Question

A system of two paint buckets connected by a lightweight rope is released from rest with the 12.0-kg bucket 2.00 m above the floor (Fig. P7.51). Use the principle of conservation of energy to find the speed with which this bucket strikes the floor.
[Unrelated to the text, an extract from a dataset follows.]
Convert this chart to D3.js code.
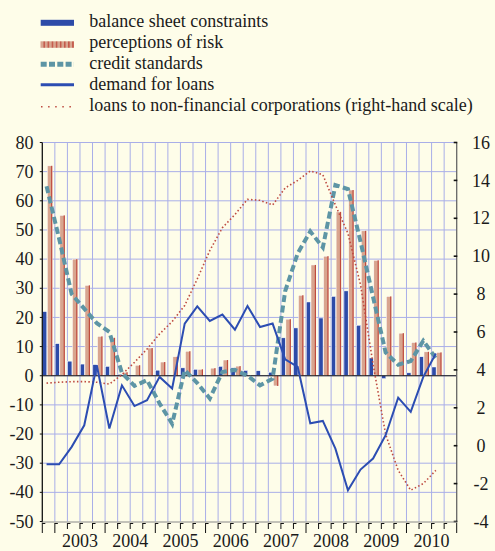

Ignore friction and the mass of the pulley.

Answer 1

Explanation:

The given data is as follows.

    Mass of small bucket (m) = 4 kg

    Mass of big bucket (M) = 12 kg

    Initial velocity ($v_{o}$) = 0 m/s

    Final velocity ($v_{f}$) = ?

  Height $H_{o} = h_{f}$ = 2 m

and,    $H_{f} = h_{o}$ = 0 m

Now, according to the law of conservation of energy

         starting conditions = final conditions

  $\frac{1}{2}MV^{2}_{o} + Mgh_{o} + \frac{1}{2}mv^{2}_{o} + mgh_{o} = \frac{1}{2}MV^{2}_{f} + Mgh_{f} + \frac{1}{2}mv^{2}_{f} + mgh_{f}$

     $\frac{1}{2}(12)(0)^{2} + (12)(9.81)(2) + \frac{1}{2}(4)(0)^{2} + (4)(9.81)(0) = \frac{1}{2}(12)V^{2}_{f} + (12)(9.81)(0) + \frac{1}{2}(4)V^{2}_{f} + (4)(9.81)(2)$

                 235.44 = $8V^{2}_{f}$ + 78.48

                $V_{f}$ = 4.43 m/s

Thus, we can conclude that the speed with which this bucket strikes the floor is 4.43 m/s.